◆ Provided data ◆
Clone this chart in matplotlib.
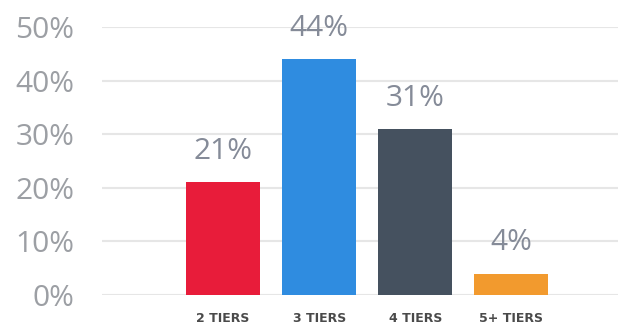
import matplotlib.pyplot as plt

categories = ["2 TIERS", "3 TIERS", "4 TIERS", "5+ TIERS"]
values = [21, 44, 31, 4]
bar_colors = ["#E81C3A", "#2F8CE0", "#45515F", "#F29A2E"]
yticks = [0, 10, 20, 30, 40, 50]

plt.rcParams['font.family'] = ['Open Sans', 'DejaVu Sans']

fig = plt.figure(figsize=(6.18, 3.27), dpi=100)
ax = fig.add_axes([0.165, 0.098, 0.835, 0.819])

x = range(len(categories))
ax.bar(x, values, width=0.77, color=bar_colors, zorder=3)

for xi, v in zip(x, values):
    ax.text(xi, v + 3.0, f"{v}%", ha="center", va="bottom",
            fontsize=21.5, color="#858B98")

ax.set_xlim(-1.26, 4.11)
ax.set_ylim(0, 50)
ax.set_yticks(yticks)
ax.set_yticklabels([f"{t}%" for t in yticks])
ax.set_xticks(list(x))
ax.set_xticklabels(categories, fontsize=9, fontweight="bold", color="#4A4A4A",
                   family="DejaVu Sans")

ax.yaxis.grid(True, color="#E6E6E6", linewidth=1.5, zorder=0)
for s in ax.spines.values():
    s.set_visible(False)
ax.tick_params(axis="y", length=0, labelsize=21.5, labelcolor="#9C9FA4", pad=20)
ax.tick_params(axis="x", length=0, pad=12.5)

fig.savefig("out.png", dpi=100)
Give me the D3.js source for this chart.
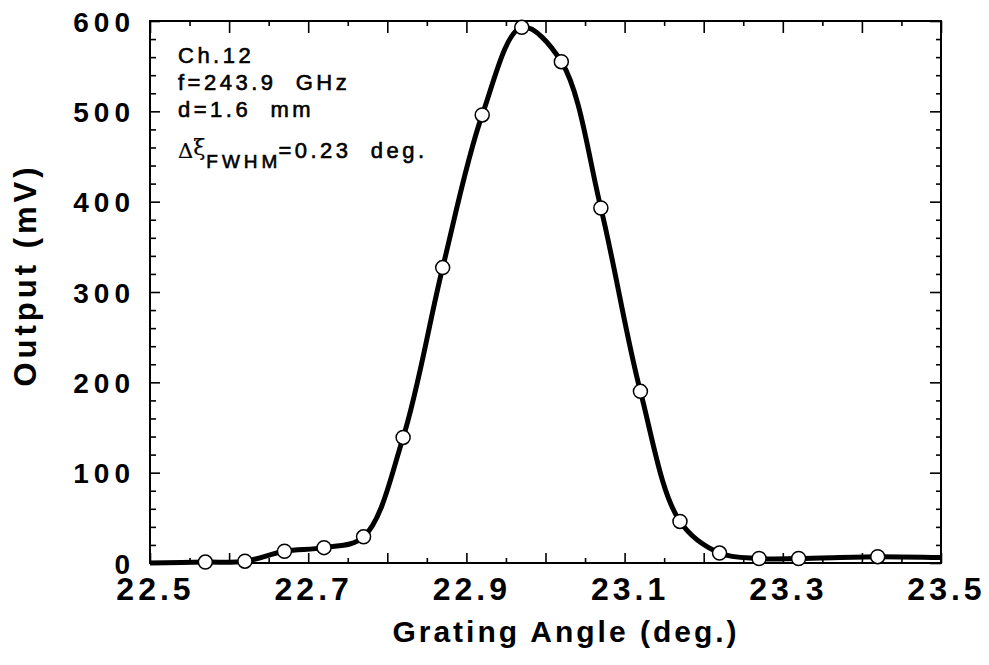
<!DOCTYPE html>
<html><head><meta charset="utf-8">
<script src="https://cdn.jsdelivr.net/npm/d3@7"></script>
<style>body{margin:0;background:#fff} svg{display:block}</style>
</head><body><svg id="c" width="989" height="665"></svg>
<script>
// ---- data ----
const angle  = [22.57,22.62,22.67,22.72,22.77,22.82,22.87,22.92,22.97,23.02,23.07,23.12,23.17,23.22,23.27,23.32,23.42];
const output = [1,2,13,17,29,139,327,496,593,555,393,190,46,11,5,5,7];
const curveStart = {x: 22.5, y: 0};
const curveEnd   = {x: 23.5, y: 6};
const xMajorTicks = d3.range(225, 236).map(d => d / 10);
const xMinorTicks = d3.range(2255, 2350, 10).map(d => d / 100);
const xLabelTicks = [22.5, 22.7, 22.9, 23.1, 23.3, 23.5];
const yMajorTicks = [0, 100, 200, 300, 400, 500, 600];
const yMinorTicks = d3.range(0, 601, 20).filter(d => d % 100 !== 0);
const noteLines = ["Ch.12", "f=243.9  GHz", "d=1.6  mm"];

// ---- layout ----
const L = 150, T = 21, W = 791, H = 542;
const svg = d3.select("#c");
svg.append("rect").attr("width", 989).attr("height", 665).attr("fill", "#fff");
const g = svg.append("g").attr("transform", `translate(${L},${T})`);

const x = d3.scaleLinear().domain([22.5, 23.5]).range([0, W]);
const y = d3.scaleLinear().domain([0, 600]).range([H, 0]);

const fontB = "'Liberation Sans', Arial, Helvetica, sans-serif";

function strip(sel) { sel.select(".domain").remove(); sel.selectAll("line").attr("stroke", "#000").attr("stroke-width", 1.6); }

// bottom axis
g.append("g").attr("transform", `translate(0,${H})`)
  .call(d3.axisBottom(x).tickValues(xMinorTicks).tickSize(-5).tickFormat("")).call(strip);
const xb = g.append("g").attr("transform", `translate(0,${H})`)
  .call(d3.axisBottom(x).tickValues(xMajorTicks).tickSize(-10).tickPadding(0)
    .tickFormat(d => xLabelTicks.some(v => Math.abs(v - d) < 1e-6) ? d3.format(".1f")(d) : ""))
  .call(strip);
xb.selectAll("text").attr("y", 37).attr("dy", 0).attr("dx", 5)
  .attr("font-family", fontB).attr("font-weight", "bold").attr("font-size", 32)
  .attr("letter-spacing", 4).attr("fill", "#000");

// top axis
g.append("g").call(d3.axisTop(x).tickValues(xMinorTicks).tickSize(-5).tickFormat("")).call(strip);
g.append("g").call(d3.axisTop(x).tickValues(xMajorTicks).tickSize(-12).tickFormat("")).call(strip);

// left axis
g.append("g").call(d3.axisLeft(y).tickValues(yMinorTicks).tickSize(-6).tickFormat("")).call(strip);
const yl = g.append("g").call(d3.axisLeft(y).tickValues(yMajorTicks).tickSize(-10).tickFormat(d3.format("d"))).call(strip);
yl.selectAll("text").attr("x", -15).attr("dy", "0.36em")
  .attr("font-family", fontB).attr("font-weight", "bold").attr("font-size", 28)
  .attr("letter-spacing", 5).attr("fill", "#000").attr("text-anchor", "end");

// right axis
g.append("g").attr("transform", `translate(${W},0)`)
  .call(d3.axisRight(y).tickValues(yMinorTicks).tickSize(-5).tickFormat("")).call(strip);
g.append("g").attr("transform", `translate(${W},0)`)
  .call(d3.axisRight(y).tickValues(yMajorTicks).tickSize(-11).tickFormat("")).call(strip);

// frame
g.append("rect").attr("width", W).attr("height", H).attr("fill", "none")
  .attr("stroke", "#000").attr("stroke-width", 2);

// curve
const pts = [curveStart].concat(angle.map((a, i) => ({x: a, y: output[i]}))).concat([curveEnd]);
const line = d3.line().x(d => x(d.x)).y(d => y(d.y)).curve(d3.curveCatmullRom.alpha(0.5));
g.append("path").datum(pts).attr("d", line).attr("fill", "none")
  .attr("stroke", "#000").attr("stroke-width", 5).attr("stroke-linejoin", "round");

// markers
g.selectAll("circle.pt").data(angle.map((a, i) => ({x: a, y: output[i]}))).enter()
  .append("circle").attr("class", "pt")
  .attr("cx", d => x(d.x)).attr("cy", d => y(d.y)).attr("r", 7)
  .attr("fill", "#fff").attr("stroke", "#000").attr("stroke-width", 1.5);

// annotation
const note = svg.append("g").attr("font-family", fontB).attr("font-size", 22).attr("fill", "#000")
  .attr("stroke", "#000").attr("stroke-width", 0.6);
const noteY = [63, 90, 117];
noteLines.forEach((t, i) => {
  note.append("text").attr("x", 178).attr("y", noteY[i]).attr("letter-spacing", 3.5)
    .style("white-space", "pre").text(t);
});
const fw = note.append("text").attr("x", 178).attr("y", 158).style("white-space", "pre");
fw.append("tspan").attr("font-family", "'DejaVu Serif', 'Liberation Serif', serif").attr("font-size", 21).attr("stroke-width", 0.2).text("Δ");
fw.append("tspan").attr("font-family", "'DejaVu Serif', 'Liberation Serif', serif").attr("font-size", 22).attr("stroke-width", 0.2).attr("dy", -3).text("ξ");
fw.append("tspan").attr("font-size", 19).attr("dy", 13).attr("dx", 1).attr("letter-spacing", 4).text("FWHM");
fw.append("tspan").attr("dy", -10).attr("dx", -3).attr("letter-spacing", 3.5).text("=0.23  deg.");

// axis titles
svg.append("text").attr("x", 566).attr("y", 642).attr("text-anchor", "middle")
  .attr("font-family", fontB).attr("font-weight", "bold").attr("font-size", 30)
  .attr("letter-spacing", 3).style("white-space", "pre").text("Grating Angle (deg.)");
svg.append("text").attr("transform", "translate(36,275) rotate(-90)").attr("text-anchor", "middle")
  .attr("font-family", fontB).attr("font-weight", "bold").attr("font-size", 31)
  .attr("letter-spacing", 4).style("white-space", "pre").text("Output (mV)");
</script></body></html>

◆ Short exercise ◆
Quote the records above exactly, from the first line through the line containing "yticks = [0, 10, 20, 30, 40, 50]", and leave out the pictures.

◆ Result ◆
Clone this chart in matplotlib.
import matplotlib.pyplot as plt

categories = ["2 TIERS", "3 TIERS", "4 TIERS", "5+ TIERS"]
values = [21, 44, 31, 4]
bar_colors = ["#E81C3A", "#2F8CE0", "#45515F", "#F29A2E"]
yticks = [0, 10, 20, 30, 40, 50]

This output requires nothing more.